Harvey Keitel is the Bad Lieutenant 

Monday, 5 June 2017

King of New York

Year of Release:  1990
Director:  Abel Ferrara
Screenplay:  Nicholas St. John
Starring:  Christopher Walken, David Caruso, Laurence Fishburne, Victor Argo, Wesley Snipes, Janet Julian
Running Time:  106 minutes
Genre:  Thriller, crime, gangster

Convicted drug lord Frank White (Walken) is released from prison, and immediately returns to New York City and sets about expanding his already vast criminal empire, making a bid for legitimacy by using the profits to help an underfunded inner city hospital.  However, White and his gang ruthlessly proceed to wipe out anyone who stands in their way and, as the body count rises, a group of police officers are determined to stop Frank, by any means necessary.

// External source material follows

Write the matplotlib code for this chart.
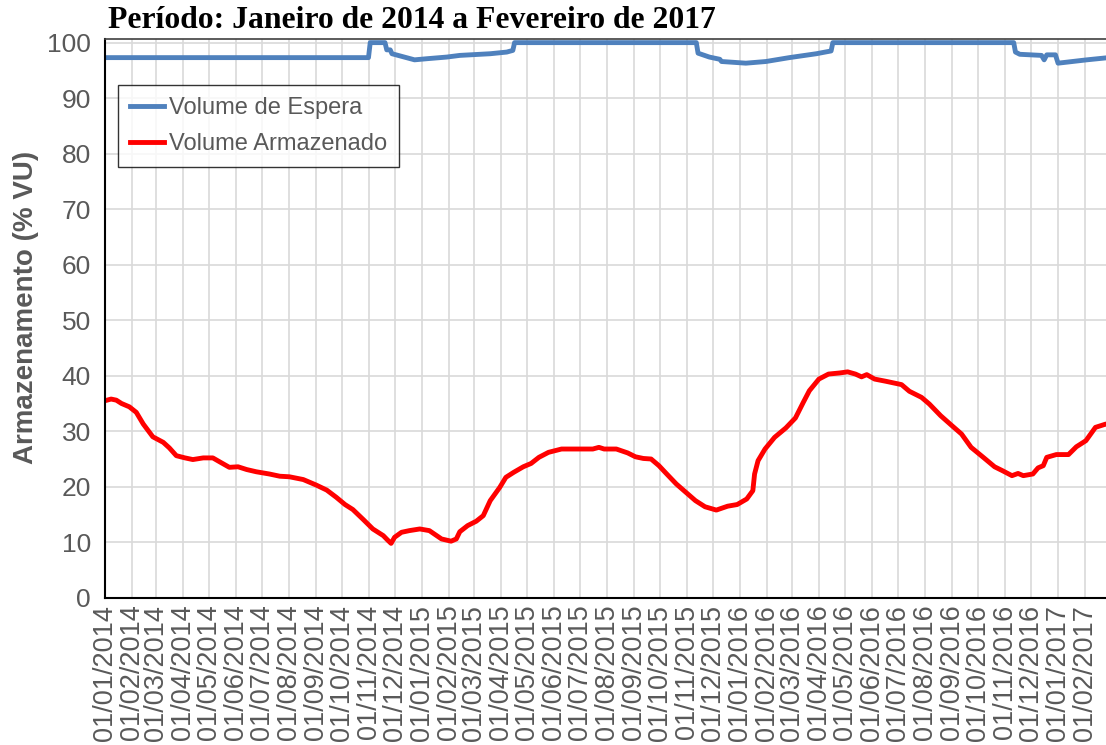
import numpy as np
import pandas as pd
import matplotlib
matplotlib.use("Agg")
import matplotlib.pyplot as plt
import matplotlib.dates as mdates

# Volume de Espera (% VU)
espera_dates = ["2014-01-01", "2014-10-31", "2014-11-02", "2014-11-19", "2014-11-21",
                "2014-11-25", "2014-11-27", "2014-12-23", "2015-01-06", "2015-01-29",
                "2015-02-13", "2015-03-20", "2015-04-08", "2015-04-15", "2015-04-17",
                "2015-11-12", "2015-11-14", "2015-11-27", "2015-12-09", "2015-12-11",
                "2016-01-08", "2016-01-31", "2016-02-27", "2016-03-29", "2016-04-15",
                "2016-04-17", "2016-11-11", "2016-11-13", "2016-11-18", "2016-12-13",
                "2016-12-16", "2016-12-19", "2016-12-29", "2017-01-01", "2017-02-03",
                "2017-02-28"]
espera_vals = [97.3, 97.3, 100, 100, 98.7,
               98.7, 98.0, 96.9, 97.1, 97.4,
               97.7, 98.0, 98.3, 98.6, 100,
               100, 98.1, 97.4, 97.0, 96.6,
               96.3, 96.6, 97.3, 98.0, 98.5,
               100, 100, 98.3, 97.9, 97.7,
               96.9, 97.8, 97.8, 96.3, 96.9,
               97.3]

# Volume Armazenado (% VU)
armaz_dates = ["2014-01-01", "2014-01-08", "2014-01-14", "2014-01-20", "2014-01-29",
               "2014-02-06", "2014-02-14", "2014-02-25", "2014-03-09", "2014-03-16",
               "2014-03-24", "2014-04-03", "2014-04-12", "2014-04-24", "2014-05-05",
               "2014-05-15", "2014-05-24", "2014-06-03", "2014-06-13", "2014-06-24",
               "2014-07-09", "2014-07-21", "2014-08-01", "2014-08-17", "2014-09-01",
               "2014-09-13", "2014-09-24", "2014-10-04", "2014-10-13", "2014-10-25",
               "2014-11-05", "2014-11-17", "2014-11-22", "2014-11-26", "2014-11-30",
               "2014-12-08", "2014-12-17", "2014-12-29", "2015-01-09", "2015-01-23",
               "2015-02-03", "2015-02-09", "2015-02-13", "2015-02-22", "2015-03-04",
               "2015-03-12", "2015-03-20", "2015-03-31", "2015-04-07", "2015-04-16",
               "2015-04-27", "2015-05-06", "2015-05-15", "2015-05-26", "2015-06-10",
               "2015-06-28", "2015-07-16", "2015-07-23", "2015-07-29", "2015-08-12",
               "2015-08-25", "2015-09-03", "2015-09-12", "2015-09-21", "2015-09-30",
               "2015-10-09", "2015-10-20", "2015-10-31", "2015-11-11", "2015-11-22",
               "2015-12-05", "2015-12-18", "2015-12-29", "2016-01-09", "2016-01-16",
               "2016-01-18", "2016-01-22", "2016-01-30", "2016-02-10", "2016-02-23",
               "2016-03-05", "2016-03-14", "2016-03-21", "2016-04-01", "2016-04-12",
               "2016-04-25", "2016-05-04", "2016-05-13", "2016-05-20", "2016-05-26",
               "2016-06-04", "2016-06-17", "2016-07-05", "2016-07-14", "2016-07-28",
               "2016-08-06", "2016-08-19", "2016-09-01", "2016-09-12", "2016-09-23",
               "2016-10-07", "2016-10-20", "2016-10-29", "2016-11-09", "2016-11-16",
               "2016-11-22", "2016-12-03", "2016-12-09", "2016-12-15", "2016-12-19",
               "2016-12-30", "2017-01-13", "2017-01-22", "2017-02-02", "2017-02-13",
               "2017-02-25", "2017-02-28"]
armaz_vals = [35.5, 35.8, 35.6, 35.0, 34.4,
              33.4, 31.3, 29.0, 28.0, 27.0,
              25.6, 25.2, 24.9, 25.2, 25.2,
              24.3, 23.5, 23.6, 23.1, 22.7,
              22.3, 21.9, 21.8, 21.3, 20.3,
              19.4, 18.1, 16.8, 15.9, 14.1,
              12.4, 11.2, 10.4, 9.8, 10.9,
              11.8, 12.1, 12.4, 12.1, 10.6,
              10.2, 10.6, 11.9, 13.0, 13.8,
              14.8, 17.5, 19.9, 21.7, 22.6,
              23.6, 24.2, 25.3, 26.2, 26.8,
              26.8, 26.8, 27.1, 26.8, 26.8,
              26.1, 25.4, 25.1, 25.0, 23.8,
              22.3, 20.5, 19.0, 17.5, 16.4,
              15.8, 16.5, 16.8, 17.8, 19.3,
              22.3, 24.7, 26.8, 28.9, 30.6,
              32.4, 35.2, 37.3, 39.4, 40.3,
              40.5, 40.7, 40.3, 39.8, 40.2,
              39.4, 39.0, 38.4, 37.2, 36.1,
              34.9, 32.8, 31.0, 29.5, 27.1,
              25.3, 23.6, 22.9, 22.0, 22.4,
              22.0, 22.3, 23.4, 23.8, 25.3,
              25.8, 25.8, 27.2, 28.3, 30.7,
              31.3, 31.2]

title = "Período: Janeiro de 2014 a Fevereiro de 2017"
ylabel = "Armazenamento (% VU)"
gray = "#595959"

fig = plt.figure(figsize=(11.06, 7.45), dpi=100)
ax = fig.add_axes([105 / 1106, (745 - 597.8) / 745, (1108.5 - 105) / 1106, (597.8 - 39.3) / 745])

ax.plot(pd.to_datetime(espera_dates), espera_vals, color="#4F81BD", lw=3.5,
        label="Volume de Espera", solid_joinstyle="round")
ax.plot(pd.to_datetime(armaz_dates), armaz_vals, color="#FF0000", lw=3.5,
        label="Volume Armazenado", solid_joinstyle="round")

ax.set_xlim(pd.Timestamp("2014-01-01"), pd.Timestamp("2017-02-28"))
ax.set_ylim(0, 100.6)
ax.set_yticks(np.arange(0, 101, 10))
ax.xaxis.set_major_locator(mdates.MonthLocator(bymonthday=1))
ax.xaxis.set_major_formatter(mdates.DateFormatter("%d/%m/%Y"))

ax.grid(True, color="#D9D9D9", lw=1.2)
ax.set_axisbelow(True)
ax.tick_params(axis="both", length=0, colors=gray, labelsize=19, pad=10)
ax.tick_params(axis="x", labelrotation=90, labelsize=19.5, pad=5)
for lbl in ax.get_xticklabels() + ax.get_yticklabels():
    lbl.set_family("Liberation Sans")

ax.spines["left"].set_color("black")
ax.spines["bottom"].set_color("black")
ax.spines["left"].set_linewidth(1.5)
ax.spines["bottom"].set_linewidth(1.5)
ax.spines["top"].set_color("#404040")
ax.spines["top"].set_linewidth(1.2)
ax.spines["right"].set_visible(False)

ax.set_ylabel(ylabel, fontsize=20, fontweight="bold", color=gray,
              family="Liberation Sans")
ax.yaxis.set_label_coords(-0.066, 0.52)

fig.text(108 / 1106, 1 - 21 / 745, title, fontsize=22.8, fontweight="bold",
         family="Liberation Serif", ha="left", va="center")

leg = ax.legend(loc="upper left", bbox_to_anchor=(13 / 1003.5, 1 - 46 / 558.5),
                prop={"family": "Liberation Sans", "size": 17}, frameon=True,
                fancybox=False, edgecolor="black", handlelength=1.45,
                borderpad=0.5, labelspacing=0.6, handletextpad=0.2,
                borderaxespad=0)
leg.get_frame().set_linewidth(1.0)
for t in leg.get_texts():
    t.set_color(gray)

fig.savefig("out.png", dpi=100)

This is one of the best films from prolific director Abel Ferrara, a gritty, action-packed urban thriller, which rattles along with nary a dull moment.  Christopher Walken is effective in the lead, looking almost more ghostly than usual against his all black clothing and shadowy locations.  His Frank White is an interesting character, calm, cool, reasonable, soft-spoken, who can erupt with sudden, ferocious violence, an absolutely ruthless killer, who nevertheless has a strong social conscience and who claims that he has never killed an innocent person.  The film features several well-known actors in relatively early roles, including David Caruso, Laurence Fishburne (here billed as "Larry"), Wesley Snipes, and Steve Buscemi.  There are few female characters and they are given very little to do, except look pretty.  It contrasts the world of opulent hotel rooms, lavish galas and lunches in top-class restaurants, with the gritty mean streets, dark clubs and back rooms, and the film uses it's locations very effectively.  The film's frequent graphic violence may be off-putting for some viewers, but it is one of the best urban thrillers of the period.